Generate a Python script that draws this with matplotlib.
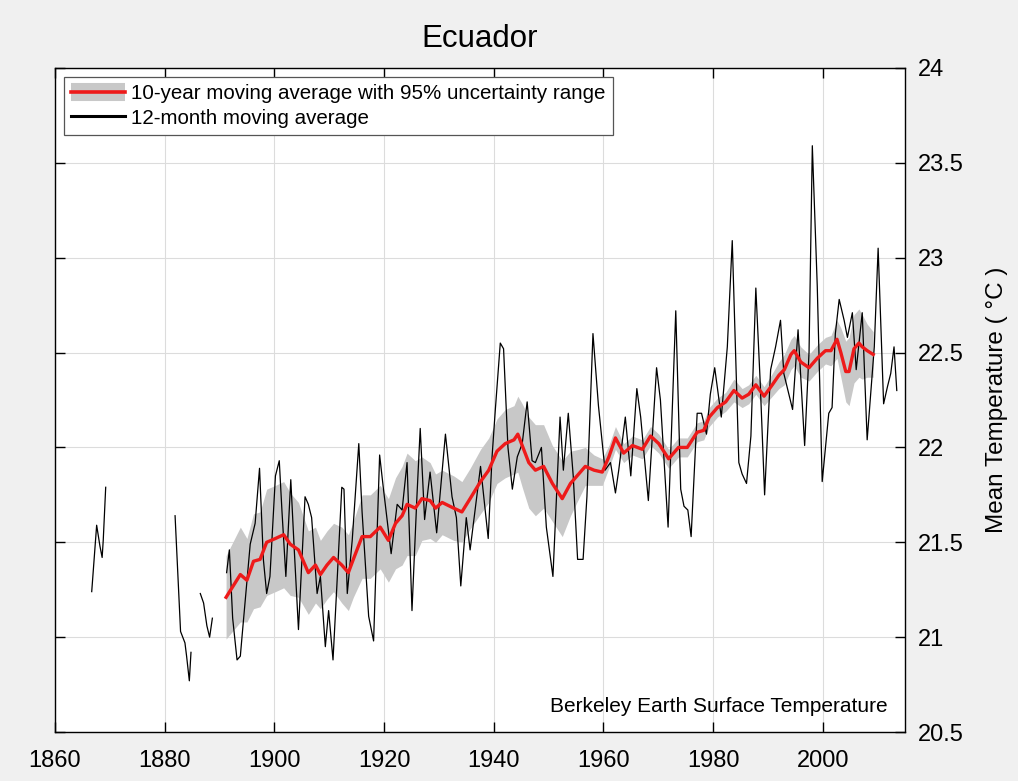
import numpy as np
import matplotlib
matplotlib.use("Agg")
import matplotlib.pyplot as plt
from matplotlib.lines import Line2D
from matplotlib.ticker import FuncFormatter

plt.rcParams['font.family'] = ['Liberation Sans', 'DejaVu Sans']

# ---------------- data ----------------
# 12-month moving average (segments separated by NaN)
annual_years = [
    1866.7, 1867.6, 1868.2, 1868.6, 1868.8, 1869.25, np.nan,
    1881.9, 1882.9, 1883.7, 1884.0, 1884.5, 1884.8, np.nan,
    1886.5, 1887.1, 1887.7, 1888.2, 1888.7, np.nan,
    1891.3, 1891.8, 1892.4, 1893.2, 1893.8, 1894.1, 1895.6, 1896.5, 1897.3, 1898.0,
    1898.6, 1899.2, 1900.2, 1900.9, 1901.4, 1902.1, 1903.0, 1903.6, 1904.4, 1905.6,
    1906.2, 1906.8, 1907.8, 1908.4, 1909.3, 1909.9, 1910.7, 1911.4, 1912.3, 1912.7,
    1913.3, 1914.2, 1915.4, 1916.0, 1917.2, 1918.1, 1919.2, 1919.9, 1921.3, 1922.4,
    1923.3, 1924.2, 1925.1, 1926.0, 1926.6, 1927.4, 1928.4, 1929.6, 1931.2, 1932.4,
    1933.2, 1934.0, 1935.0, 1935.7, 1937.6, 1939.0, 1939.7, 1940.3, 1941.2, 1941.8,
    1942.6, 1943.4, 1944.3, 1945.2, 1946.1, 1947.0, 1947.6, 1948.7, 1949.6, 1950.8,
    1952.1, 1952.7, 1953.6, 1954.5, 1955.3, 1956.3, 1957.0, 1958.1, 1959.1, 1960.3,
    1961.3, 1962.2, 1962.8, 1964.0, 1965.0, 1966.1, 1966.8, 1968.2, 1969.7, 1970.4,
    1971.8, 1973.2, 1974.1, 1974.7, 1975.4, 1976.0, 1977.1, 1977.9, 1978.8, 1979.5,
    1980.3, 1981.5, 1982.6, 1983.5, 1984.1, 1984.7, 1985.3, 1986.1, 1986.9, 1987.8,
    1988.6, 1989.4, 1990.5, 1991.4, 1992.3, 1992.9, 1994.5, 1995.5, 1996.7, 1997.5,
    1998.1, 1999.0, 1999.9, 2001.1, 2001.7, 2002.3, 2003.0, 2003.9, 2004.5, 2005.4,
    2006.1, 2007.2, 2008.1, 2009.4, 2010.1, 2011.1, 2011.8, 2012.4, 2013.0, 2013.5,
]
annual_temps = [
    21.24, 21.59, 21.48, 21.42, 21.51, 21.79, np.nan,
    21.64, 21.03, 20.97, 20.90, 20.77, 20.92, np.nan,
    21.23, 21.18, 21.06, 21.00, 21.10, np.nan,
    21.34, 21.46, 21.10, 20.88, 20.90, 21.00, 21.49, 21.60, 21.89, 21.41,
    21.23, 21.32, 21.85, 21.93, 21.66, 21.32, 21.83, 21.48, 21.04, 21.74,
    21.70, 21.63, 21.23, 21.32, 20.95, 21.14, 20.88, 21.27, 21.79, 21.78,
    21.23, 21.51, 22.02, 21.66, 21.11, 20.98, 21.96, 21.78, 21.44, 21.70,
    21.67, 21.92, 21.14, 21.74, 22.10, 21.62, 21.87, 21.55, 22.07, 21.74,
    21.63, 21.27, 21.63, 21.46, 21.90, 21.52, 21.95, 22.20, 22.55, 22.52,
    22.00, 21.78, 21.95, 22.02, 22.24, 21.93, 21.92, 22.00, 21.58, 21.32,
    22.16, 21.88, 22.18, 21.85, 21.41, 21.41, 21.74, 22.60, 22.22, 21.88,
    21.92, 21.76, 21.88, 22.16, 21.85, 22.31, 22.16, 21.72, 22.42, 22.25,
    21.58, 22.72, 21.78, 21.69, 21.67, 21.53, 22.18, 22.18, 22.07, 22.28,
    22.42, 22.16, 22.53, 23.09, 22.51, 21.92, 21.86, 21.81, 22.06, 22.84,
    22.34, 21.75, 22.41, 22.53, 22.67, 22.39, 22.20, 22.62, 22.01, 22.50,
    23.59, 22.85, 21.82, 22.18, 22.21, 22.60, 22.78, 22.67, 22.58, 22.71,
    22.41, 22.71, 22.04, 22.53, 23.05, 22.23, 22.32, 22.39, 22.53, 22.30,
]

# 10-year moving average and 95% uncertainty half-width
decadal_years = [
    1891.2, 1893.8, 1895.0, 1896.2, 1897.4, 1898.6, 1900.2, 1901.7, 1902.9, 1904.4,
    1906.2, 1907.5, 1908.4, 1909.6, 1910.8, 1912.3, 1913.5, 1914.4, 1916.0, 1917.5,
    1919.3, 1920.8, 1922.1, 1923.3, 1924.2, 1925.7, 1926.9, 1928.4, 1929.4, 1930.6,
    1932.7, 1934.2, 1935.7, 1937.6, 1939.1, 1940.6, 1942.1, 1943.7, 1944.4, 1945.2,
    1946.4, 1947.6, 1949.1, 1950.7, 1952.5, 1954.0, 1955.5, 1956.7, 1958.3, 1959.8,
    1961.0, 1962.2, 1963.7, 1965.3, 1967.1, 1968.6, 1970.1, 1971.9, 1973.7, 1975.3,
    1977.1, 1978.3, 1979.3, 1980.8, 1982.3, 1983.8, 1985.3, 1986.5, 1987.8, 1989.3,
    1990.8, 1992.0, 1993.0, 1994.2, 1994.8, 1996.0, 1997.5, 1999.0, 2000.5, 2001.5,
    2002.6, 2003.3, 2004.2, 2004.8, 2005.7, 2006.6, 2007.2, 2008.1, 2009.2,
]
decadal_temps = [
    21.21, 21.33, 21.30, 21.40, 21.41, 21.50, 21.52, 21.54, 21.49, 21.46,
    21.34, 21.38, 21.33, 21.38, 21.42, 21.38, 21.34, 21.41, 21.53, 21.53,
    21.58, 21.51, 21.60, 21.64, 21.70, 21.68, 21.73, 21.72, 21.68, 21.71,
    21.68, 21.66, 21.73, 21.82, 21.88, 21.98, 22.02, 22.04, 22.07, 22.01,
    21.92, 21.88, 21.90, 21.81, 21.73, 21.81, 21.86, 21.90, 21.88, 21.87,
    21.95, 22.05, 21.97, 22.01, 21.99, 22.06, 22.02, 21.94, 22.00, 22.00,
    22.08, 22.09, 22.16, 22.21, 22.24, 22.30, 22.26, 22.28, 22.33, 22.27,
    22.33, 22.38, 22.41, 22.49, 22.51, 22.45, 22.42, 22.47, 22.51, 22.51,
    22.57, 22.50, 22.40, 22.40, 22.52, 22.55, 22.53, 22.51, 22.49,
]
decadal_unc = [
    0.22, 0.25, 0.22, 0.25, 0.25, 0.28, 0.28, 0.28, 0.27, 0.25,
    0.22, 0.20, 0.18, 0.18, 0.18, 0.20, 0.20, 0.20, 0.22, 0.22,
    0.22, 0.22, 0.24, 0.26, 0.27, 0.25, 0.22, 0.20, 0.18, 0.17,
    0.17, 0.16, 0.16, 0.17, 0.17, 0.17, 0.18, 0.18, 0.20, 0.22,
    0.24, 0.24, 0.22, 0.20, 0.20, 0.17, 0.13, 0.10, 0.08, 0.07,
    0.06, 0.06, 0.05, 0.05, 0.05, 0.05, 0.05, 0.05, 0.05, 0.05,
    0.05, 0.05, 0.05, 0.05, 0.05, 0.06, 0.05, 0.05, 0.05, 0.05,
    0.06, 0.07, 0.08, 0.08, 0.08, 0.08, 0.07, 0.07, 0.07, 0.08,
    0.10, 0.13, 0.16, 0.18, 0.18, 0.18, 0.17, 0.14, 0.12,
]

x_ticks = [1860, 1880, 1900, 1920, 1940, 1960, 1980, 2000]
y_ticks = [20.5, 21, 21.5, 22, 22.5, 23, 23.5, 24]

title = "Ecuador"
legend_labels = ["10-year moving average with 95% uncertainty range",
                 "12-month moving average"]
credit = "Berkeley Earth Surface Temperature"
ylabel = "Mean Temperature ( \u00b0C )"

# ---------------- plot ----------------
fig = plt.figure(figsize=(10.18, 7.81), dpi=100, facecolor='#f0f0f0')
ax = fig.add_axes([0.054, 0.0627, 0.835, 0.8503])
ax.set_facecolor('white')

dy = np.array(decadal_years)
dt = np.array(decadal_temps)
du = np.array(decadal_unc)
ax.fill_between(dy, dt - du, dt + du, color='#c8c8c8', linewidth=0, zorder=2)
ax.plot(annual_years, annual_temps, color='black', linewidth=0.9, zorder=3)
ax.plot(dy, dt, color='#ee1a1a', linewidth=2.4, zorder=4)

ax.set_xlim(1860, 2015)
ax.set_ylim(20.5, 24)
ax.set_xticks(x_ticks)
ax.set_yticks(y_ticks)
ax.yaxis.set_major_formatter(FuncFormatter(lambda v, p: "%g" % v))
ax.grid(True, color='#dcdcdc', linewidth=0.8, zorder=0)
ax.set_axisbelow(True)

ax.tick_params(axis='both', direction='in', length=7, width=1, labelsize=17,
               top=True, right=True, left=True, bottom=True,
               labelleft=False, labelright=True)
ax.tick_params(axis='y', pad=9)
ax.tick_params(axis='x', pad=13)
for s in ax.spines.values():
    s.set_linewidth(1.0)
    s.set_color('black')

ax.yaxis.set_label_position('right')
ax.set_ylabel(ylabel, fontsize=17.5, labelpad=16)
ax.set_title(title, fontsize=22.5, pad=15)

band_handle = Line2D([], [], color='#c8c8c8', linewidth=13, solid_capstyle='butt')
red_handle = Line2D([], [], color='#ee1a1a', linewidth=2.6)
black_handle = Line2D([], [], color='black', linewidth=2.2)
leg = ax.legend([(band_handle, red_handle), black_handle], legend_labels,
                loc='upper left', fontsize=14.8, handlelength=2.6,
                handletextpad=0.3, borderaxespad=0.45, borderpad=0.35,
                labelspacing=0.25, fancybox=False, framealpha=1)
leg.get_frame().set_edgecolor('#555555')
leg.get_frame().set_linewidth(0.9)
leg._legend_box.align = 'left'

ax.text(0.979, 0.0377, credit, transform=ax.transAxes, ha='right', va='center',
        fontsize=15)

fig.savefig('out.png', dpi=100, facecolor=fig.get_facecolor())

* * * * * * *

- _SHORT TASK_: Give back exactly the lines from the first line of the data through the line with "plt.rcParams['font.family'] = ['Liberation", pictures excluded.

- _TASK SOLUTION_:
Generate a Python script that draws this with matplotlib.
import numpy as np
import matplotlib
matplotlib.use("Agg")
import matplotlib.pyplot as plt
from matplotlib.lines import Line2D
from matplotlib.ticker import FuncFormatter

plt.rcParams['font.family'] = ['Liberation Sans', 'DejaVu Sans']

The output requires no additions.